「朝」は終わったままではない―「レナードの朝」

                    村田奈穂

オリヴァー・サックス『レナードの朝 (新版)』(春日井晶子 訳、早川書房、2015年)

 

 

 個人的な話で恐縮だが、かつて重病を患い、長期間の投薬治療を受けたことがある。病が重いほど投与される薬も強力になる。薬の効果が強いほど、副作用も大きくなる。投薬の効果あり、私は病を克服することができたが、2年間にわたって悩まされた副作用の苦しみは筆舌に尽くしがたいものがあった。これだけ医療が進んで、薬剤のメカニズムが解明されてきた2020年代でも、病気の治療はリスクと背中合わせだ。もし、今ほど医療が発展していない時代に病気になったとしたら? さらに、いまだに治療法が確立されていない病気と闘わなければならないとしたら?

 

 

 『レナードの朝』は、当時治療法がなく、凍りついたような不動と沈黙のうちに長年閉じ込められていた「嗜眠性脳炎後遺症」の患者たちと、効果未知数の新薬でもって彼らを治療しようとした医師との、奇跡、そしてその先を描いた医療ノンフィクションである。

 著者である脳神経科医・オリヴァー・サックスは、1966年アメリカ・ペンシルベニア州にあるマウント・カーメル病院に赴任する。そこで彼が出会ったのは、共通した特徴を持つ、重症パーキンソン症候群の患者たちだった。彼らは、全身が凍結したかのような無動の状態に陥っており、言葉を発することもできない。いわば何十年も生きながら冬眠状態にあるようなもので、医療者も彼らが再び心身の機能を回復する可能性を断言できずにいた。サックスは、動かない体の奥に隠された患者たちの確かな人間性、そして似ているようでそれぞれの患者によって違う症状に魅せられ、治療法の研究に没頭する。3年後の1969年、治療チームはパーキンソン病に対する新薬として注目されていたL‐DOPAを患者たちに投与することを決断する。同薬は、1967年にようやく臨床治験に成功したばかりで、当時その効能に対する確実な評価はなされていなかった。しかし、サックスをはじめとする医師たちは、一抹の希望に賭けた。何もしなければ、患者たちは一生眠りの中に閉じ込められたままなのだ。L‐DOPAにより彼らが人生を取り戻す可能性がほんのわずかでもあるのであれば、投与をためらっている時間はない。

 

 そのようにしてL‐DOPAを投与された20人の患者たちの「目覚め」とその後の経緯は、第2章に詳しく描かれている。

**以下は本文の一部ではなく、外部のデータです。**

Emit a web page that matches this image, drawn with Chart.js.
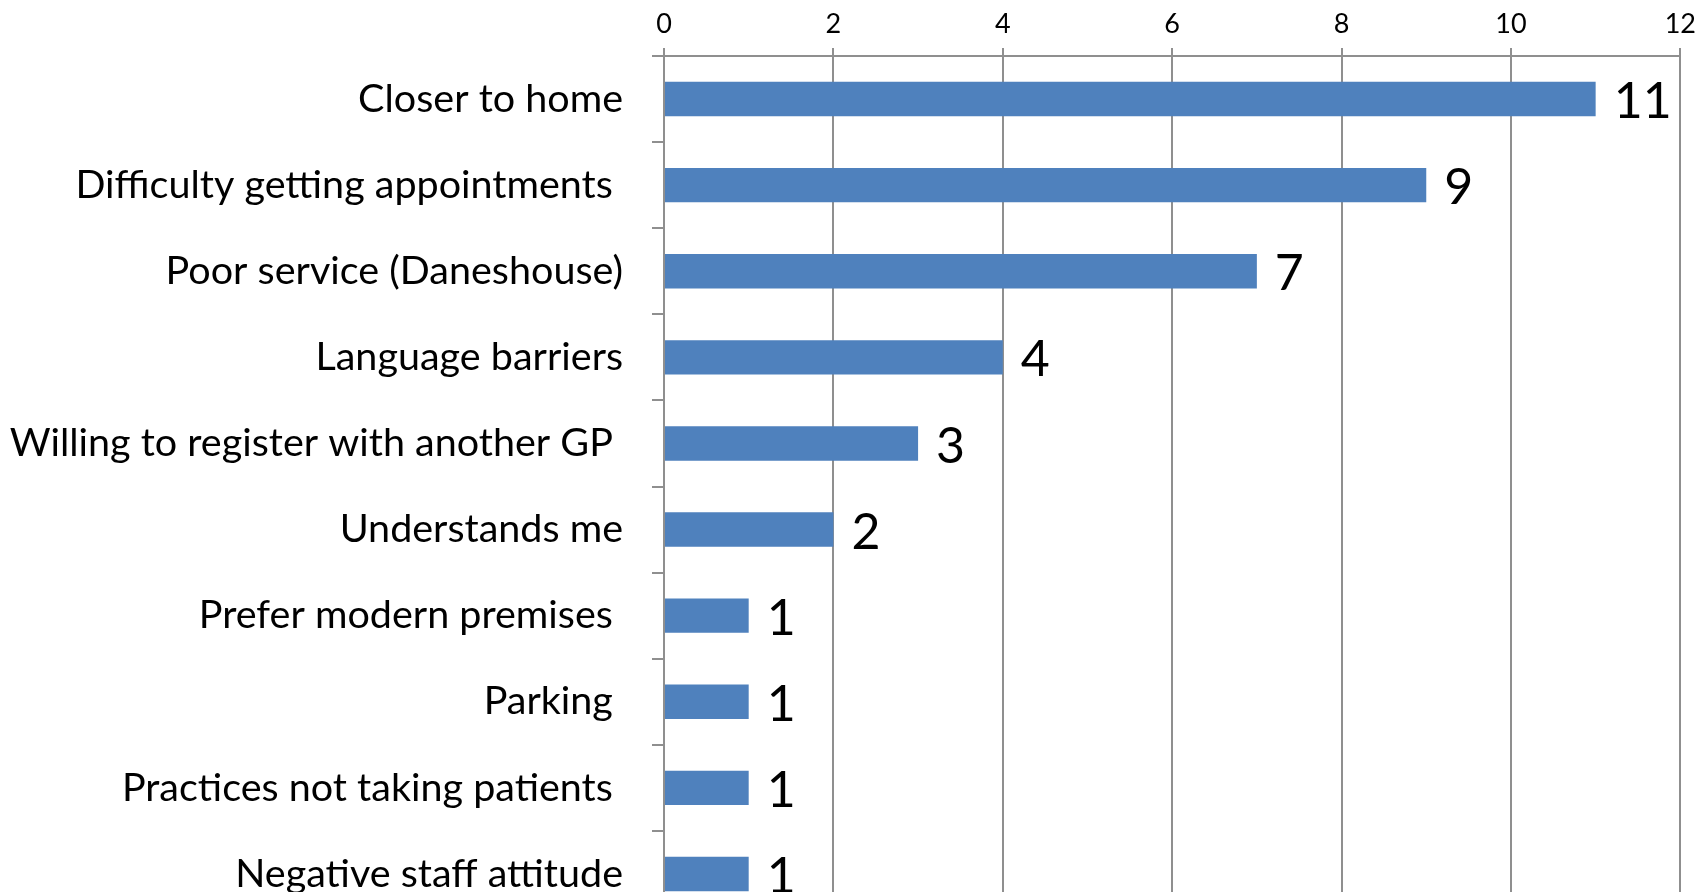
<!DOCTYPE html>
<html>
<head>
<meta charset="utf-8">
<script src="https://cdn.jsdelivr.net/npm/chart.js@4"></script>
<style>
  html, body { margin: 0; padding: 0; overflow: hidden; background: #fff; }
  canvas { display: block; }
</style>
</head>
<body>
<canvas id="myChart" width="1704" height="917"></canvas>
<script>
// reasons given (trailing spaces kept as in the original labels)
const reasons = [
    'Closer to home',
    'Difficulty getting appointments ',
    'Poor service (Daneshouse)',
    'Language barriers',
    'Willing to register with another GP ',
    'Understands me',
    'Prefer modern premises ',
    'Parking ',
    'Practices not taking patients ',
    'Negative staff attitude'
];
const counts = [11, 9, 7, 4, 3, 2, 1, 1, 1, 1];
const axisTicks = [0, 2, 4, 6, 8, 10, 12];

const gridGrey = '#8f8f8f';

// draws the number just right of each bar
const valueLabels = {
    id: 'valueLabels',
    afterDatasetsDraw(chart) {
        const ctx = chart.ctx;
        const meta = chart.getDatasetMeta(0);
        ctx.save();
        ctx.font = '50px Lato';
        ctx.fillStyle = '#000';
        ctx.textAlign = 'left';
        ctx.textBaseline = 'middle';
        meta.data.forEach((bar, i) => {
            ctx.fillText(String(counts[i]), bar.x + 18, bar.y + 3);
        });
        ctx.restore();
    }
};

const ctx = document.getElementById('myChart').getContext('2d');
new Chart(ctx, {
    type: 'bar',
    data: {
        labels: reasons,
        datasets: [
            {
                label: 'Reasons',
                backgroundColor: '#4F81BD',
                borderWidth: 0,
                data: counts,
                barPercentage: 0.4,
                categoryPercentage: 1
            }
        ]
    },
    options: {
        indexAxis: 'y',
        responsive: false,
        animation: false,
        layout: { padding: { left: 0, right: 17, top: 0, bottom: 0 } },
        plugins: {
            legend: { display: false },
            tooltip: { enabled: false }
        },
        scales: {
            x: {
                position: 'top',
                min: 0,
                max: 12,
                afterBuildTicks: scale => {
                    scale.ticks = axisTicks.map(v => ({ value: v }));
                },
                afterFit: scale => { scale.height = 56; },
                ticks: {
                    color: '#000',
                    font: { family: 'Lato', size: 27 },
                    padding: 8
                },
                grid: {
                    color: gridGrey,
                    lineWidth: 2,
                    tickLength: 8
                },
                border: { color: gridGrey, width: 2 }
            },
            y: {
                afterFit: scale => {
                    scale.width = 664;
                    // no extra room for half label heights, plot runs to the bottom edge
                    scale.paddingTop = 0;
                    scale.paddingBottom = 0;
                },
                ticks: {
                    color: '#000',
                    font: { family: 'Lato', size: 39.5 },
                    padding: 29,
                    autoSkip: false
                },
                grid: {
                    offset: true,
                    drawOnChartArea: false,
                    color: gridGrey,
                    lineWidth: 2,
                    tickLength: 12
                },
                border: { color: gridGrey, width: 2 }
            }
        }
    },
    plugins: [valueLabels]
});
</script>
</body>
</html>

 L‐DOPA投与直後は、患者たちに劇的なパーキンソン症状の改善が見られた。彼らの強張った四肢はほどけ、固まった舌はほぐれた。何十年も指すら動かしたことのなかった者が歩きだし、再び言葉を発することはないと思われていた者が活発に会話を交わしては笑い声を立てた。患者自身、そして治療者たちが熱望していた奇跡が訪れたのである。しかし、L‐DOPAは喜ばしい目覚めと同時に、過酷な副作用も引き連れてきた。副作用の現れ方は、患者によって千差万別だった。激しい筋肉の不随意運動、幻覚や幻聴、極端な気分変動……そのような症状に悩まされ、薬の投与を控えると、今度は抑えられていたパーキンソン症状が以前よりも重くなって再発してしまう。

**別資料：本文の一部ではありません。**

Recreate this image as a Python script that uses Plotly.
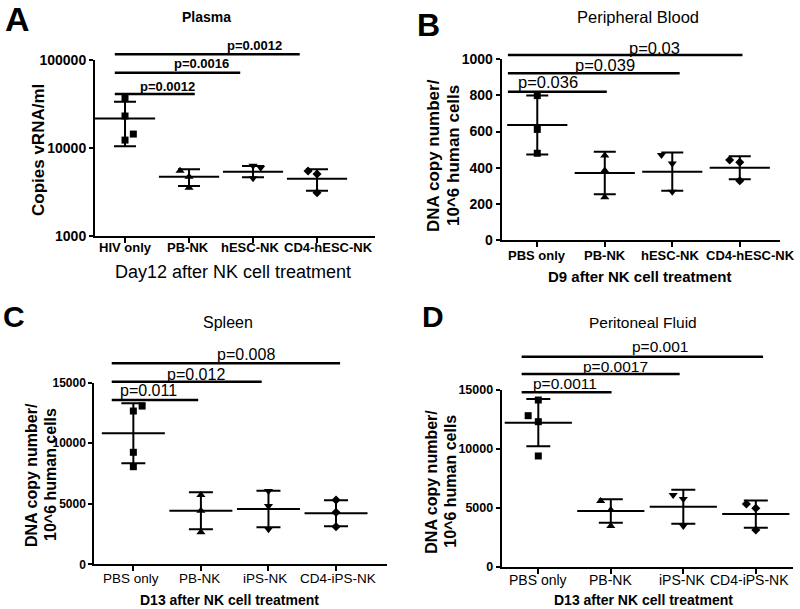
import plotly.graph_objects as go

W, H = 800, 609

# ---------------- data ----------------
# Panel A (Plasma, log scale)
a_cats = ["HIV only", "PB-NK", "hESC-NK", "CD4-hESC-NK"]
a_points = [[37000, 23100, 12300, 14400], [5520, 4720, 3540], [6300, 5970, 4530], [5480, 5070, 3100]]
a_mean = [21700, 4720, 5380, 4480]
a_upper = [33600, 5730, 6240, 5730]
a_lower = [10500, 3700, 4650, 3270]
a_pvals = ["p=0.0012", "p=0.0016", "p=0.0012"]
a_yticks = [1000, 10000, 100000]

# Panel B (Peripheral Blood)
b_cats = ["PBS only", "PB-NK", "hESC-NK", "CD4-hESC-NK"]
b_points = [[799, 612, 480], [467, 384, 236], [470, 424, 267], [443, 430, 328]]
b_mean = [636, 371, 378, 400]
b_sd = [163, 118, 106, 64]
b_pvals = ["p=0.036", "p=0.039", "p=0.03"]
b_yticks = [0, 200, 400, 600, 800, 1000]

# Panel C (Spleen)
c_cats = ["PBS only", "PB-NK", "iPS-NK", "CD4-iPS-NK"]
c_points = [[12660, 13070, 9250, 8060], [5720, 4430, 2640], [6050, 4810, 2890], [5310, 4290, 3110]]
c_mean = [10820, 4430, 4570, 4210]
c_sd = [2475, 1530, 1515, 1075]
c_pvals = ["p=0.011", "p=0.012", "p=0.008"]
c_yticks = [0, 5000, 10000, 15000]

# Panel D (Peritoneal Fluid)
d_cats = ["PBS only", "PB-NK", "iPS-NK", "CD4-iPS-NK"]
d_points = [[14150, 12820, 12310, 9400], [5580, 4810, 3450], [6090, 5750, 3450], [5320, 4960, 3120]]
d_mean = [12230, 4730, 5090, 4470]
d_sd = [2010, 1005, 1445, 1160]
d_pvals = ["p=0.0011", "p=0.0017", "p=0.001"]
d_yticks = [0, 5000, 10000, 15000]

symbols = ["square", "triangle-up", "triangle-down", "diamond"]
sym_size = [7, 8, 8, 7]

FONT = "Liberation Sans, Arial, sans-serif"


def px(x, y):
    return x / W, 1 - y / H


# ---------------- layout per panel (pixels) ----------------
panels = [
    dict(cats=a_cats, catshift=[0, -1, -3, 11], caty=248,
         pts=a_points, mean=a_mean,
         up=[u - m for u, m in zip(a_upper, a_mean)],
         dn=[m - l for m, l in zip(a_mean, a_lower)],
         pv=a_pvals, yticks=a_yticks, ylog=True,
         xdom=(95, 375), ydom=(236, 60), xr=(-0.469, 3.906), yr=(3, 5),
         jit=[[0, 0, 0, 0.13], [-0.14, 0, 0], [0, 0.12, 0], [-0.14, 0, 0]],
         bars=[(-0.16, 1.09, 94), (-0.16, 1.8, 72.7), (-0.16, 2.73, 54.3)],
         ptxt=[(0.66, 86), (1.19, 64), (2.03, 45)], pfont=dict(size=13, weight="bold"),
         tickfont=dict(size=14, weight="bold"), catfont=dict(size=13, weight="bold"),
         cap=11, meanw=43),
    dict(cats=b_cats, catshift=[0, 0, -2, 11], caty=255,
         pts=b_points, mean=b_mean, up=b_sd, dn=b_sd,
         pv=b_pvals, yticks=b_yticks, ylog=False,
         xdom=(501.7, 780), ydom=(240, 59.3), xr=(-0.527, 3.596), yr=(0, 1000),
         jit=[[0, 0, 0], [0, 0, 0], [-0.16, 0, 0], [-0.15, 0, 0]],
         bars=[(-0.435, 1.03, 91.7), (-0.435, 2.11, 73.3), (-0.435, 3.04, 55)],
         ptxt=[(0.16, 81.7), (1.0, 65), (1.74, 47.7)], pfont=dict(size=16.5),
         tickfont=dict(size=14, weight="bold"), catfont=dict(size=13, weight="bold"),
         cap=11, meanw=43),
    dict(cats=c_cats, catshift=[-2, -1, -3, 2], caty=578,
         pts=c_points, mean=c_mean, up=c_sd, dn=c_sd,
         pv=c_pvals, yticks=c_yticks, ylog=False,
         xdom=(94.3, 386.7), ydom=(564.3, 382.7), xr=(-0.578, 3.75), yr=(0, 15000),
         jit=[[0, 0.13, 0, 0], [0, 0, 0], [0, 0, 0], [0, 0, 0]],
         bars=[(-0.32, 0.96, 400), (-0.32, 1.90, 381.7), (-0.32, 3.06, 363.3)],
         ptxt=[(0.22, 390.7), (0.92, 374), (1.66, 354)], pfont=dict(size=16),
         tickfont=dict(size=12, weight="bold"), catfont=dict(size=13.5),
         cap=12, meanw=45),
    dict(cats=d_cats, catshift=[0, 0, -1, -6], caty=580,
         pts=d_points, mean=d_mean, up=d_sd, dn=d_sd,
         pv=d_pvals, yticks=d_yticks, ylog=False,
         xdom=(501.7, 793), ydom=(566.7, 390), xr=(-0.505, 3.513), yr=(0, 15000),
         jit=[[0, -0.14, 0, 0], [-0.14, 0, 0], [-0.14, 0, 0], [-0.13, 0, 0]],
         bars=[(-0.23, 1.01, 392.3), (-0.23, 1.95, 374), (-0.23, 3.10, 356.7)],
         ptxt=[(0.37, 383.3), (1.06, 366.7), (1.68, 346.7)], pfont=dict(size=15.5),
         tickfont=dict(size=12.5, weight="bold"), catfont=dict(size=14),
         cap=12, meanw=48),
]

fig = go.Figure()
shapes = []
annotations = []

for i, p in enumerate(panels):
    n = "" if i == 0 else str(i + 1)
    xa, ya = "x" + n, "y" + n
    # points
    for c, vals in enumerate(p["pts"]):
        fig.add_trace(go.Scatter(
            x=[c + j for j in p["jit"][c]], y=vals, mode="markers",
            xaxis=xa, yaxis=ya, showlegend=False,
            marker=dict(symbol=symbols[c], size=sym_size[c], color="black",
                        line=dict(width=0)),
            cliponaxis=False))
    # mean +/- SD
    fig.add_trace(go.Scatter(
        x=list(range(len(p["cats"]))), y=p["mean"], mode="markers",
        xaxis=xa, yaxis=ya, showlegend=False, cliponaxis=False,
        marker=dict(symbol="line-ew", size=p["meanw"], color="black",
                    line=dict(width=2, color="black")),
        error_y=dict(type="data", symmetric=False, array=p["up"], arrayminus=p["dn"],
                     color="black", thickness=2, width=p["cap"])))

    x0, x1 = p["xdom"]
    yb, yt = p["ydom"]
    xaxis = dict(domain=[x0 / W, x1 / W], range=list(p["xr"]), anchor=ya,
                 tickvals=list(range(len(p["cats"]))), showticklabels=False,
                 automargin=False,
                 showline=True, linewidth=2, linecolor="black", ticks="outside",
                 ticklen=5, tickwidth=2, tickcolor="black", showgrid=False,
                 zeroline=False, fixedrange=True)
    yaxis = dict(domain=[1 - yb / H, 1 - yt / H], range=list(p["yr"]), anchor=xa,
                 type="log" if p["ylog"] else "linear",
                 tickvals=p["yticks"], ticktext=[str(v) for v in p["yticks"]],
                 tickangle=0, automargin=False, ticklabeloverflow="allow",
                 showline=True, linewidth=2, linecolor="black", ticks="outside",
                 ticklen=4, tickwidth=2, tickcolor="black", showgrid=False,
                 zeroline=False, fixedrange=True,
                 tickfont=dict(family=FONT, color="black", **p["tickfont"]))
    fig.layout["xaxis" + n] = xaxis
    fig.layout["yaxis" + n] = yaxis

    # category labels under the ticks
    for c, (name, sh) in enumerate(zip(p["cats"], p["catshift"])):
        annotations.append(dict(x=c, y=1 - p["caty"] / H, xref=xa, yref="paper",
                                text=name, showarrow=False, xanchor="center",
                                yanchor="middle", xshift=sh,
                                font=dict(family=FONT, color="black", **p["catfont"])))

    # significance bars
    for (bx0, bx1, by), (tx, ty), txt in zip(p["bars"], p["ptxt"], p["pv"]):
        shapes.append(dict(type="line", xref=xa, yref="paper", x0=bx0, x1=bx1,
                           y0=1 - by / H, y1=1 - by / H,
                           line=dict(color="black", width=2.5)))
        annotations.append(dict(x=tx, y=1 - ty / H, xref=xa, yref="paper",
                                text=txt, showarrow=False, xanchor="center",
                                yanchor="middle",
                                font=dict(family=FONT, color="black", **p["pfont"])))


def label(text, x, y, size, weight="normal", angle=0):
    ax, ay = px(x, y)
    annotations.append(dict(x=ax, y=ay, xref="paper", yref="paper", text=text,
                            showarrow=False, xanchor="center", yanchor="middle",
                            textangle=angle,
                            font=dict(family=FONT, size=size, color="black",
                                      weight=weight)))


# panel letters
label("A", 17, 19, 34, "bold")
label("B", 428, 25, 32, "bold")
label("C", 14, 316, 30, "bold")
label("D", 433, 316, 30, "bold")

# titles
label("Plasma", 207, 17, 14, "bold")
label("Peripheral Blood", 638, 17, 16.5)
label("Spleen", 227.5, 322.7, 16)
label("Peritoneal Fluid", 643, 322.7, 15.5)

# axis titles
label("Copies vRNA/ml", 38, 150, 17, "bold", -90)
for (lx1, lx2, ly, fs) in [(433, 453, 156, 17), (31, 50, 475, 16), (432, 451, 481.7, 16)]:
    label("DNA copy number/", lx1, ly, fs, "bold", -90)
    label("10^6 human cells", lx2, ly, fs, "bold", -90)

label("Day12 after NK cell treatment", 233, 272, 18)
label("D9 after NK cell treatment", 639, 276, 15, "bold")
label("D13 after NK cell treatment", 229, 600, 14, "bold")
label("D13 after NK cell treatment", 643, 600, 14, "bold")

fig.update_layout(template="none", width=W, height=H,
                  margin=dict(l=0, r=0, t=0, b=0, pad=0, autoexpand=False),
                  paper_bgcolor="white", plot_bgcolor="white",
                  shapes=shapes, annotations=annotations, showlegend=False,
                  font=dict(family=FONT, color="black"))

fig.write_html("out.html", config={"displayModeBar": False},
               post_script="document.body.style.margin='0';"
                           "document.body.style.padding='0';"
                           "document.body.style.overflow='hidden';")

 結局L‐DOPAを投与されたことによって日常生活に復帰できた患者はごく少数だった。何名かの患者は、副作用によって投与前より症状が悪化し、そのうちの数名は命を失った。

 

 では、マウント・カーメル病院における嗜眠性脳炎後遺症に対する一連の治療の試みは、患者を苦しめるだけの失敗に終わったのだろうか。

 私は、そうは思わない。

 確かに、L‐DOPAの副作用により非常な苦痛を味わった患者たちとその家族にとっては、その薬を投与されたことを手放しで喜ぶことはできないかもしれない。しかし、治療者がL‐DOPAが患者をよみがえらせる可能性に賭けたことにより、数十年間沈黙の中にとらわれていた患者たちは、再びその手で世界に触れ、大切な人に出会いなおすことができたのだ。たとえそれが、反面に大きな苦しみを抱えながらの一瞬の輝きであったとしても、この「目覚め」が訪れたことに意味がないとは思えない。

 私は、治療法の開発のためなら患者が犠牲になってもよいとは考えていない。だが、未知のものに相対するには、賭けるしかないのだ。医療の歴史は、膨大な負け戦の中で手にした一粒の砂のようなヒントを拡大するようにして発展してきたのではないのか。もちろん軽い賭けではない。失敗すれば、目の前にいる相手の命が失われる。そのとき間違えてはいけないのは、何のために賭けるかだ。サックスらマウント・カーメル病院の医師は、患者たちが人間らしい時間を取り戻すために賭けた。その揺るがない目的への献身が、「目覚め」の奇跡を生んだのではないだろうか。

 

 最初期にL‐DOPAによる治療を受け、劇的な回復から過酷な副作用の苦しみ、そして再度の沈黙という道筋をたどった患者、レナード・Lは、すべての経験を通り抜けた後、サックス医師にこう語る。

 

 今では、全てを受け入れることができます。あの体験はすばらしく、恐ろしく、劇的で、笑えるものでした。(中略)これまでずっと自分の周りに築いていた壁を突き破ることができました。ぼくはこれからも自分自身でい続けます。だから先生はL‐DOPAをしまっておいてください

 

 現在もパーキンソン病・パーキンソン症候群に対する根治療法は見つかっていない。しかし、L‐DOPAに多剤を組み合わせる薬物療法で、長期間患者の体の動きを保つことが可能になっている。

 レナードの「朝」は短いものだった。しかし、レナードが「朝」を迎えたことにより、その後のパーキンソン症候群の患者は、毎日やってくる朝の光の中を自分の足で歩くことができるようになったのだ。レナードの「朝」は終わったままではない。「朝」は、多くの患者のもとに引き継がれ、何度でも訪れる。